Toward the end of July, NPR’s film critic, Bob Mondello, had an excellent segment, Disasters In Reel Life: It’s About Time (And Suspense). He referred to the “realistic” popular cataclysms dished up by Hollywood, and wondered, “So how come when a real disaster strikes, it feels so different?” One obvious answer is time: in the movies, disaster is fleet of foot (or whatever it is that disasters have, if not exactly feet – legs, maybe?). In real life, on the other hand, there is no suspense to disaster. It’s a drag, not a wild ride.

Then there are the other banal and painful differences: “Disaster movies have characters; real disasters have casualties.” The fictional representations of disaster obey Aristotelian rules about build-ups to climactic events, while real-life disasters mix up that experience. And in disaster movies, you never have to deal with the clean-up…

This might speak to the infatuation with urban apocalypse: it’s a desire to hasten an “end with horror” (versus true – and impossible – reconciliation to the “horror without end”). Check out London After the Apocalypse on Flavorwire: a more nuanced, artistic vision of 2012 or The Day After Tomorrow…? Perhaps we’re to shrink from the oozing decrepitude of Norman Foster’s Gherkin, its normally plump erectitude punctured by what looks like a case of vegetal clap. Maybe we should be awed: when a mighty organ such as this is marred, then it surely is the end.

[An aside, possibly irrelevant: If I had ever met her, I would be able to hear my maternal grandmother’s voice say, Besser ein Ende mit Schrecken als ein Schrecken ohne Ende (“better an end with horror than a horror without end”), a sentiment I always found really alarming and frankly ideologically dangerous (and one my own mother embraced whenever she felt a) depressed or b) manic – like I said, a dangerous idea). But then I didn’t live (and die) my grandmother’s life.]
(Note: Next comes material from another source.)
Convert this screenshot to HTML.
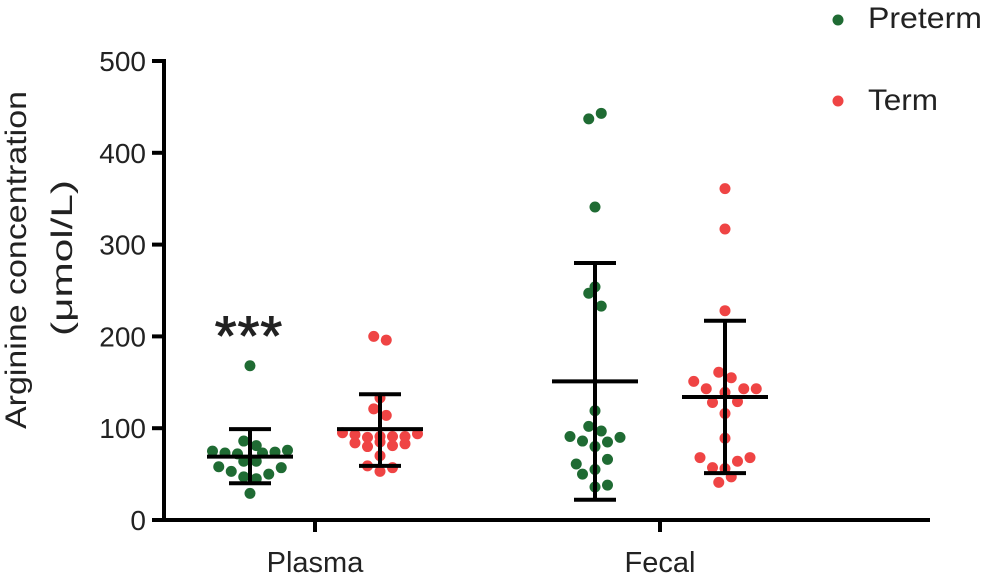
<!DOCTYPE html>
<html><head><meta charset="utf-8"><style>
html,body{margin:0;padding:0;background:#fff;}
svg{display:block;font-family:"Liberation Sans",sans-serif;}
</style></head><body>
<svg id="chart" width="985" height="578" viewBox="0 0 985 578">
<g id="axes"></g>
<g id="marks"></g>
<text transform="translate(26,260) rotate(-90)" text-anchor="middle" font-size="30" textLength="338" lengthAdjust="spacingAndGlyphs" fill="#222">Arginine concentration</text>
<text transform="translate(72,258) rotate(-90)" text-anchor="middle" font-size="30" textLength="156" lengthAdjust="spacingAndGlyphs" fill="#222">(μmol/L)</text>
<text x="249" y="355" text-anchor="middle" font-size="56" letter-spacing="1" fill="#222" stroke="#222" stroke-width="1">***</text>
<g>
<circle cx="838" cy="20" r="5.5" fill="#1f6b33"/>
<text x="868" y="28" font-size="30" textLength="114" lengthAdjust="spacingAndGlyphs" fill="#222">Preterm</text>
<circle cx="838" cy="101" r="5.5" fill="#ef4444"/>
<text x="868" y="110" font-size="30" textLength="70" lengthAdjust="spacingAndGlyphs" fill="#222">Term</text>
</g>
</svg>
<script>
const categories = ["Plasma", "Fecal"];
const groups = ["Preterm", "Term"];
const yTicks = [0, 100, 200, 300, 400, 500];
const plasmaPreterm = [168,86,81,75,73,72,73,74,76,64,64,58,57,53,50,47,45,29];
const plasmaPretermSlot = [0,-0.5,0.5,-3,-2,-1,1,2,3,-0.5,0.5,-2.5,2.5,-1.5,1.5,-0.5,0.5,0];
const plasmaTerm = [200,196,133,121,114,95,93,90,91,91,91,94,84,80,85,81,83,70,59,53,57];
const plasmaTermSlot = [-0.5,0.5,0,-0.5,0.5,-3,-2,-1,0,1,2,3,-2,-1,0,1,2,0,-1,0,1];
const fecalPreterm = [437,443,341,254,247,233,119,102,97,91,86,85,90,80,66,61,55,50,36,38];
const fecalPretermSlot = [-0.5,0.5,0,0,-0.5,0.5,0,-0.5,0.5,-2,-1,1,2,0,1,-1.5,0,-1,0,1];
const fecalTerm = [361,317,228,161,155,151,143,143,143,139,128,129,116,89,68,64,68,57,56,47,41];
const fecalTermSlot = [0,0,0,-0.5,0.5,-2.5,-1.5,1.5,2.5,0,-1,1,0,0,-2,1,2,-1,0,0.5,-0.5];
const means = [69, 99, 151, 134];
const sdUpper = [99, 137, 280, 217];
const sdLower = [40, 59, 22, 51];

const NS = "http://www.w3.org/2000/svg";
const y0 = 520, yPer = 0.918;
function yScale(v){ return y0 - v * yPer; }
const catCenters = [315, 660];
function xScale(ci, gi){ return catCenters[ci] + (gi === 0 ? -65 : 65); }
function mk(tag, attrs, parent){ const e = document.createElementNS(NS, tag); for (const k in attrs) e.setAttribute(k, attrs[k]); parent.appendChild(e); return e; }
const axes = document.getElementById("axes");
const marks = document.getElementById("marks");

let l = mk("line", {x1:164, y1:yScale(500)-2, x2:164, y2:y0+2, stroke:"#000", "stroke-width":4}, axes);


l = mk("line", {x1:162, y1:y0, x2:930, y2:y0, stroke:"#000", "stroke-width":4}, axes);


yTicks.forEach(t => {
  const tk = mk("line", {x1:152, y1:yScale(t), x2:164, y2:yScale(t), stroke:"#000", "stroke-width":4}, axes);
  
  
  const tx = mk("text", {x:146, y:yScale(t)+10, "text-anchor":"end", "font-size":28, fill:"#222"}, axes);
  tx.textContent = t;
  
  
});
categories.forEach((c, i) => {
  const tk = mk("line", {x1:catCenters[i], y1:y0, x2:catCenters[i], y2:y0+12, stroke:"#000", "stroke-width":4}, axes);
  
  
  const tx = mk("text", {x:catCenters[i], y:572, "text-anchor":"middle", "font-size":29, fill:"#222"}, axes);
  tx.textContent = c;
  
  
});

const series = [
  [plasmaPreterm, plasmaPretermSlot, 0, 0],
  [plasmaTerm, plasmaTermSlot, 0, 1],
  [fecalPreterm, fecalPretermSlot, 1, 0],
  [fecalTerm, fecalTermSlot, 1, 1]
];
const colors = ["#1f6b33", "#ef4444"];
series.forEach((s, si) => {
  const [vals, slots, ci, gi] = s;
  const cx = xScale(ci, gi);
  vals.forEach((v, i) => {
    const d = mk("circle", {cx: cx + slots[i] * 12.5, cy: yScale(v), r: 5.5, fill: colors[gi]}, marks);
    
    
  });
  const st = {stroke:"#000", "stroke-width":4};
  let e = mk("line", Object.assign({x1:cx, y1:yScale(sdUpper[si]), x2:cx, y2:yScale(sdLower[si])}, st), marks);
  
  
  e = mk("line", Object.assign({x1:cx-21, y1:yScale(sdUpper[si]), x2:cx+21, y2:yScale(sdUpper[si])}, st), marks);
  
  
  e = mk("line", Object.assign({x1:cx-21, y1:yScale(sdLower[si]), x2:cx+21, y2:yScale(sdLower[si])}, st), marks);
  
  
  e = mk("line", Object.assign({x1:cx-43, y1:yScale(means[si]), x2:cx+43, y2:yScale(means[si])}, st), marks);
  
  
});
</script>
</body></html>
In this unholy mix of media manufactured fast-forwarding to The End, we see that ecological disaster also has a special role to play: As Bob Mondello put it, “If the Gulf oil spill were happening in a film, you’d see oil-covered polar bears within hours of the Deepwater Horizon’s demise.” Urban disasters are a long-standing trope that goes back to the early days of Industrialization: both the Romantics and Surrealists liked to imagine man-made forms overtaken once again by nature. There’s something satisfying about seeing chthonic nature assert itself against concrete and human-contrived geometries. It’s also nice to think that nature will win, whereby winning means making human squalor and folly seem irrelevant. Unfortunately, that scenario also means everything else human becomes irrelevant – and that’s not an idea I can endorse.

And so we come to fashion, which has to be one of the highest achievements of humanity. (I’m not being ironic, incidentally.) A recent approach (the oil spill shoot in Vogue Italia’s August 2010 issue by Kristen McMenamy, shot by Steven Meisel) has put the Gulf of Mexico/ Deepwater/ BP oil spill front and center in haute couture. But as wrote, regarding the August Vogue Italia photo spread featuring oil-slicked models on the Gulf:

As beautiful and provocative as they are, we can’t help but feel uneasy. Creating beauty and glamour out of tragedy seems quite fucked up to us, not to mention wasteful and hypocritical, seeing as thousands of dollars of luxury clothing was flown in, and then subsequently ruined for the shoot. Glamorizing this recent ecological and social disaster for the sake of “fashion” reduces the tragic event to nothing more than attention-grabbing newsstand fodder. But that’s just us. Do you think this is appropriate commentary, or just tasteless? (source)

Some of the images (very few) are beautiful – most are provocatively horrifying. They’re not easy to swallow, and you have to look long and hard (which is difficult, given the ugliness of the setting) to find the fashion (be sure to view the 11 images in the slideshow).

Horror without end – the models are posing in the thick of it. End with horror? Not practical. As long as humans are around, we’ll never be without fashion (and fashioning) – how could we be? It’s part of our art – we’ve been fashioning since we got kicked out of Eden. Perhaps the question is, if we can’t be without the horror (can’t stop it without ending), can we shake ourselves out of being used to it?